# Changing Nerite snails to fresh water?



## fattyratrat (Jun 19, 2007)

How is it done besides buying ones already adjusted? I bought one from a salt tank locally and ran a slow drip line to it for 5 or 6 hours but im pretty sure he is dead. That was probably a stupid idea, but it was only 2 bucks.


----------



## AaronT (Apr 26, 2004)

I would setup a small tub or tank with salt water and slowly convert them to freshwater by doing very small water changes with freshwater every few days or so until the salinity is near freshwater. This can take 2-3 weeks to accomplish.


----------



## fattyratrat (Jun 19, 2007)

yea i was thinking weeks more than hours, but i just wanted to try.
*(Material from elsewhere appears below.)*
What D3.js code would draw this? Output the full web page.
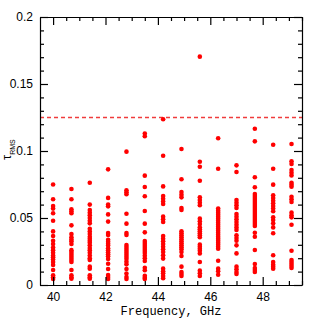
<!DOCTYPE html>
<html>
<head>
<meta charset="utf-8">
<script src="https://cdn.jsdelivr.net/npm/d3@7"></script>
<style>
  body { margin: 0; background: #fff; }
  .tick text { font-family: "Liberation Sans", Arial, sans-serif; font-size: 12px; fill: #000; }
  .axis path, .axis line { stroke: #000; stroke-width: 1.2; }
</style>
</head>
<body>
<div id="chart"></div>
<script>
// channel frequencies, GHz
var freqs = [40.0, 40.7, 41.4, 42.1, 42.8, 43.5, 44.2, 44.9, 45.6, 46.3, 47.0, 47.7, 48.4, 49.1];

// tau_RMS values per channel
var tau400 = [0.075,0.064,0.059,0.057,0.0535,0.048,0.040,0.0366,0.033,0.0306,0.028,0.026,0.024,0.022,0.0207,0.019,0.0172,0.015,0.0112,0.0072,0.0057,0.0045];
var tau407 = [0.0716,0.064,0.0565,0.055,0.0535,0.0445,0.038,0.0356,0.034,0.0326,0.0306,0.026,0.0246,0.0231,0.0216,0.0201,0.0187,0.0172,0.0112,0.0072,0.0057,0.0047];
var tau414 = [0.0763,0.060,0.056,0.054,0.052,0.050,0.048,0.046,0.042,0.040,0.038,0.036,0.0345,0.033,0.0316,0.0296,0.0276,0.026,0.024,0.022,0.020,0.0187,0.0137,0.0122,0.0072,0.0057,0.0047];
var tau421 = [0.0863,0.065,0.060,0.0587,0.0527,0.0473,0.0388,0.0373,0.0338,0.0323,0.0308,0.0294,0.0274,0.0259,0.0244,0.0229,0.0214,0.0194,0.0159,0.0119,0.0075,0.006,0.0045];
var tau428 = [0.0995,0.0707,0.0692,0.0677,0.0532,0.0458,0.0388,0.0373,0.0299,0.0284,0.0269,0.0254,0.0239,0.0224,0.0209,0.0194,0.0174,0.0154,0.0119,0.0085,0.006,0.0045];
var tau435 = [0.113,0.111,0.0816,0.0731,0.0662,0.0552,0.0458,0.0393,0.0328,0.0313,0.0299,0.0284,0.0269,0.0254,0.0239,0.0219,0.0199,0.0179,0.0129,0.011,0.0069,0.0055,0.0045];
var tau442 = [0.1237,0.0965,0.0736,0.0664,0.0644,0.0624,0.0604,0.051,0.049,0.047,0.0366,0.0346,0.0326,0.0306,0.0286,0.0266,0.0246,0.0222,0.0197,0.0122,0.0102,0.0087,0.0067,0.005];
var tau449 = [0.1015,0.0789,0.0694,0.0674,0.0654,0.0575,0.056,0.0401,0.0386,0.0371,0.0356,0.0341,0.0326,0.0311,0.0296,0.0281,0.0266,0.0246,0.0216,0.0137,0.0097,0.0082,0.0067];
var tau456 = [0.1704,0.092,0.0883,0.0778,0.0654,0.0634,0.0614,0.0595,0.0495,0.0475,0.0455,0.0431,0.0416,0.0401,0.0386,0.0371,0.0356,0.0301,0.0286,0.0271,0.0256,0.0236,0.0172,0.0107,0.0087,0.0067];
var tau463 = [0.1095,0.0868,0.057,0.0555,0.054,0.0525,0.051,0.0495,0.048,0.0465,0.045,0.0435,0.042,0.0405,0.039,0.0375,0.036,0.0346,0.0331,0.0316,0.0301,0.0286,0.0271,0.0181,0.0122,0.0102,0.0077];
var tau470 = [0.0893,0.0843,0.0634,0.0614,0.0595,0.0575,0.053,0.051,0.049,0.047,0.045,0.043,0.041,0.0371,0.0351,0.033,0.0296,0.0236,0.0137,0.0117,0.0097,0.0082];
var tau477 = [0.1166,0.1072,0.0804,0.0729,0.0679,0.0664,0.0649,0.0634,0.0619,0.0604,0.059,0.0575,0.056,0.0545,0.053,0.0515,0.05,0.0485,0.047,0.0455,0.044,0.039,0.036,0.0261,0.0157,0.0127,0.0112,0.0097];
var tau484 = [0.1047,0.0868,0.0749,0.0669,0.0649,0.0629,0.061,0.059,0.057,0.055,0.0505,0.0485,0.046,0.043,0.0386,0.0222,0.0172,0.0152,0.0137,0.0122];
var tau491 = [0.1052,0.0923,0.0903,0.0858,0.0838,0.0818,0.0763,0.0749,0.0734,0.0659,0.064,0.0619,0.054,0.052,0.0505,0.045,0.0256,0.0187,0.0172,0.0157,0.0142,0.0127];

var tauCols = [tau400, tau407, tau414, tau421, tau428, tau435, tau442, tau449, tau456, tau463, tau470, tau477, tau484, tau491];

var threshold = 0.125;

var xTicks = [40, 42, 44, 46, 48];
var yTicks = [0, 0.05, 0.1, 0.15, 0.2];

var margin = {top: 17, right: 17, bottom: 34, left: 40},
  width = 319 - margin.left - margin.right,
  height = 319 - margin.top - margin.bottom;

var svg = d3.select("#chart").append("svg")
  .attr("width", 319)
  .attr("height", 319)
  .append("g")
  .attr("transform", "translate(" + margin.left + "," + margin.top + ")");

var x = d3.scaleLinear().domain([39.5, 49.5]).range([0, width]);
var y = d3.scaleLinear().domain([0, 0.2]).range([height, 0]);

var xMinor = d3.range(40, 49.51, 0.5).filter(d => xTicks.indexOf(d) < 0);
var yMinor = d3.range(1, 20).filter(d => d % 5 != 0).map(d => d / 100);

// flatten points
var points = [];
tauCols.forEach(function(col, i) {
  col.forEach(function(v) { points.push({f: freqs[i], t: v}); });
});

// threshold line
svg.append("line")
  .attr("x1", 0).attr("x2", width)
  .attr("y1", y(threshold)).attr("y2", y(threshold))
  .attr("stroke", "#f03c3c")
  .attr("stroke-width", 1.6)
  .attr("stroke-dasharray", "4,3");

svg.selectAll("circle.pt")
  .data(points)
  .enter().append("circle")
  .attr("class", "pt")
  .attr("cx", d => x(d.f))
  .attr("cy", d => y(d.t))
  .attr("r", 2.3)
  .attr("fill", "#ff0000");

// axes, ticks inward on all four sides
function minorAxis(axisFn, scale, vals, g) {
  g.call(axisFn(scale).tickValues(vals).tickSize(-4).tickFormat(""))
    .call(s => s.select(".domain").remove());
}

var gx = svg.append("g").attr("class", "axis").attr("transform", "translate(0," + height + ")");
gx.call(d3.axisBottom(x).tickValues(xTicks).tickSizeInner(-8).tickSizeOuter(0).tickPadding(7).tickFormat(d3.format("d")));
minorAxis(d3.axisBottom, x, xMinor, svg.append("g").attr("class", "axis").attr("transform", "translate(0," + height + ")"));

var gxt = svg.append("g").attr("class", "axis");
gxt.call(d3.axisTop(x).tickValues(xTicks).tickSizeInner(-8).tickSizeOuter(0).tickFormat(""));
minorAxis(d3.axisTop, x, xMinor, svg.append("g").attr("class", "axis"));

var gy = svg.append("g").attr("class", "axis");
gy.call(d3.axisLeft(y).tickValues(yTicks).tickSizeInner(-8).tickSizeOuter(0).tickPadding(7).tickFormat(d => d === 0 ? "0" : String(d)));
minorAxis(d3.axisLeft, y, yMinor, svg.append("g").attr("class", "axis"));

var gyr = svg.append("g").attr("class", "axis").attr("transform", "translate(" + width + ",0)");
gyr.call(d3.axisRight(y).tickValues(yTicks).tickSizeInner(-8).tickSizeOuter(0).tickFormat(""));
minorAxis(d3.axisRight, y, yMinor, svg.append("g").attr("class", "axis").attr("transform", "translate(" + width + ",0)"));

// x title
svg.append("text")
  .attr("x", width / 2)
  .attr("y", height + 30)
  .attr("text-anchor", "middle")
  .attr("font-family", "Liberation Mono, monospace")
  .attr("font-size", 12)
  .text("Frequency, GHz");

// y title
var yl = svg.append("text")
  .attr("transform", "translate(" + (11 - margin.left) + "," + (y(0.1) + 9) + ") rotate(-90)")
  .attr("font-family", "Liberation Sans, sans-serif")
  .attr("font-size", 13);
yl.append("tspan").text("τ");
yl.append("tspan").attr("font-size", 7).attr("dy", 3.5).text("RMS");
</script>
</body>
</html>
Do you know this from personal experience, or from reading it, or just guessing?


----------



## AaronT (Apr 26, 2004)

I have close friends that have done it before. It takes weeks for sure.  I usually just get mine already converted.


----------



## sassy07 (Jul 15, 2007)

Hi - we found a sea snail in northern Mass, USA today that is now in a small bucket of seawater. Can this be converted to freshwater and added to a tank that has two commet goldfish. How long can it be kept in the saltwater bucket which is a small bucket.
Thanks in advance


----------



## ereefer (Jul 14, 2007)

sassy07 said:


> Hi - we found a sea snail in northern Mass, USA today that is now in a small bucket of seawater. Can this be converted to freshwater and added to a tank that has two commet goldfish. How long can it be kept in the saltwater bucket which is a small bucket.
> Thanks in advance


Don't do that, I am not sure exactly what kind of snail is being converted but in reef tanks there have been some debate about how humane it is to put coldwater snails in a warm water tank.... they survive but the stress incurred on their organs is very bad, and to perform tests on unfamiliar livestock in "iffy" conditions is not right. I know I am new here, and I don't want to sound like a jerk so sorry in advance.
Eirik


----------



## AaronT (Apr 26, 2004)

Not all snails can convert to freshwater. I wouldn't try it.


----------



## tkos (Oct 30, 2006)

It won't work.


----------